The Government does not want the bill to discourage public engagement in Scotland’s politics. We have kept that principle firmly in mind when promoting measures that are aimed at increasing transparency. The phrase “striking a balance” might seem to be a cliché, but the extensive coverage of the bill highlights the importance of getting the balance right and giving close consideration to the wider implications of any policy proposals.

I put on record my thanks to the Standards, Procedures and Public Appointments Committee. Stewart Stevenson and his committee have devoted a significant proportion of their time this session to helping to develop thinking on our approach. The successor committee will be heavily involved in implementing processes for the lobbying register. Therefore, the debate is only part of a careful and methodical process.

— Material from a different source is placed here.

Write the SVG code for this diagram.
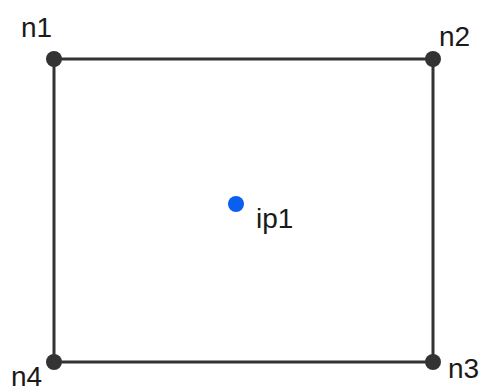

I also thank the wide range of stakeholders who took the time to engage with me and my office over the past three years. That engagement has ensured that the Government has been well informed of contrasting views and ideas and helped us to reach a proportionate balance.

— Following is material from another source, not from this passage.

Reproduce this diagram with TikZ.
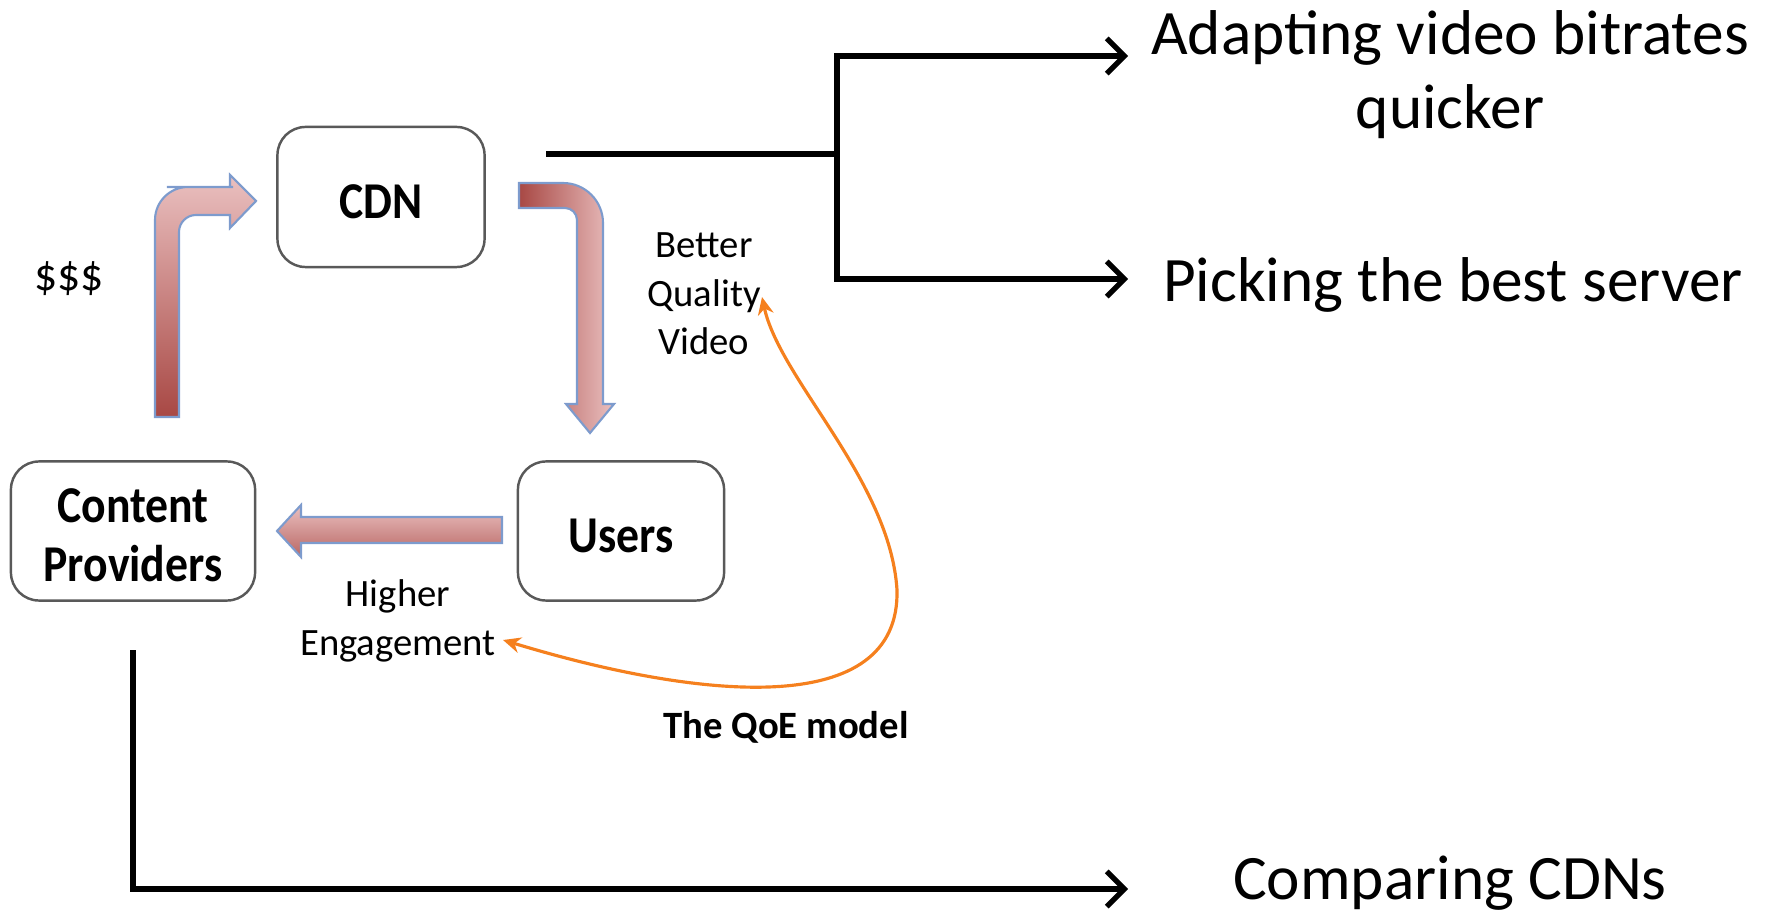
\documentclass[tikz,border=0pt]{standalone}
\usepackage{fontspec}
\usepackage{graphicx}
\setmainfont{Carlito}
\usetikzlibrary{arrows.meta}
\definecolor{fatred}{RGB}{168,72,68}
\definecolor{fatpink}{RGB}{234,192,192}
\definecolor{fatedge}{RGB}{125,155,205}
\definecolor{qoeorange}{RGB}{245,128,30}
% box labels are set a little taller and lower, as in the slide
\newcommand{\boxlabel}[1]{\raisebox{-1.3pt}[\height][\depth]{\scalebox{1}[1.13]{#1}}}
\begin{document}
\begin{tikzpicture}[x=0.01cm,y=-0.01cm,
    fatarrow/.style={draw=fatedge,line width=0.6pt},
    bigtext/.style={font=\fontsize{18}{21}\selectfont}]
  \useasboundingbox (0,0) rectangle (1774,913);

  % the three boxes
  \begin{scope}[every node/.style={draw=black!65,line width=0.7pt,rounded corners=8pt,
      align=center,font=\fontsize{13}{16.7}\selectfont\bfseries}]
    \node (cdn) at (381,197) [minimum width=2.07cm,minimum height=1.40cm] {\boxlabel{CDN}};
    \node (cp) at (133,531) [minimum width=2.44cm,minimum height=1.39cm] {\boxlabel{Content}\\\boxlabel{Providers}};
    \node (users) at (621,531) [minimum width=2.06cm,minimum height=1.39cm] {\boxlabel{Users}};
  \end{scope}

  % fat arrows of the cycle
  \draw[fatarrow,bottom color=fatred,top color=fatpink]
    (155,300) [rounded corners=0.33cm] -- (155,187) -- (200,187) [sharp corners]
    -- (230,187) -- (230,175) -- (256,201) -- (230,228) -- (230,215)
    -- (205,215) [rounded corners=0.17cm] -- (179,215) -- (179,300) [sharp corners]
    -- (179,417) -- (155,417) -- cycle;
  \draw[fatarrow,left color=fatred,right color=fatpink]
    (519,183) -- (560,183) [rounded corners=0.4cm] -- (603,183) -- (603,300) [sharp corners]
    -- (603,404) -- (614,404) -- (590,433) -- (566,404) -- (577,404)
    -- (577,300) [rounded corners=0.12cm] -- (577,208) -- (550,208) [sharp corners]
    -- (519,208) -- cycle;
  \draw[fatarrow,top color=fatpink,bottom color=fatred!75!fatpink]
    (502,517) -- (301,517) -- (301,505) -- (277,531) -- (301,557) -- (301,543) -- (502,543) -- cycle;

  % labels
  \node (money) at (69,279) [font=\fontsize{13}{16}\selectfont] {\$\$\$};
  \begin{scope}[every node/.style={align=center,font=\fontsize{11}{13.8}\selectfont}]
    \node (better) at (704,294) {Better\\Quality\\Video};
    \node (higher) at (398,621) {Higher\\Engagement};
  \end{scope}
  \node (qoe) at (786,738) [anchor=base,font=\fontsize{11}{13.8}\selectfont\bfseries] {The QoE model};

  % the QoE model loop
  \coordinate (qoeeng) at (503,640);
  \coordinate (qoequal) at (762,297);
  \draw[qoeorange,line width=0.9pt,{Stealth[length=5pt,width=4.5pt]}-{Stealth[length=5pt,width=4.5pt]}]
    (qoeeng) .. controls (700,700) and (900,720) .. (897,590)
    .. controls (890,480) and (780,380) .. (qoequal);

  % what it is used for
  \node (adapt) at (1450,75) [bigtext,align=center] {Adapting video bitrates\\quicker};
  \node (pick) at (1453,302) [bigtext,anchor=base] {Picking the best server};
  \node (comp) at (1450,899) [bigtext,anchor=base] {Comparing CDNs};

  \coordinate (cdnout) at (546,154);
  \coordinate (fork) at (837,154);
  \coordinate (forktop) at (837,56);
  \coordinate (forkbot) at (837,279);
  \coordinate (adaptin) at (1128,56);
  \coordinate (pickin) at (1128,279);
  \coordinate (cpout) at (133,650);
  \coordinate (compin) at (1128,889);
  \begin{scope}[every edge/.style={draw=black,line width=1.5pt}]
    \path (cdnout) edge (fork);
    \path (forktop) edge[line cap=rect] (forkbot);
    \path (forktop) edge[-{Straight Barb[length=5pt,width=10pt]}] (adaptin);
    \path (forkbot) edge[-{Straight Barb[length=5pt,width=10pt]}] (pickin);
  \end{scope}
  \draw[line width=1.5pt,-{Straight Barb[length=5pt,width=10pt]}] (cpout) |- (compin);
\end{tikzpicture}
\end{document}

I thank my bill team, who have been working on the bill for some three years and have helped me to introduce and present a bill that I am proud of and which will do the Parliament proud. The bill as amended is now coherent and, above all, provides a proportionate initial framework for the registration of lobbying activity in Scotland.

I ask members to join me in supporting the passage of the Lobbying (Scotland) Bill at decision time.

That concludes the debate on the Lobbying (Scotland) Bill.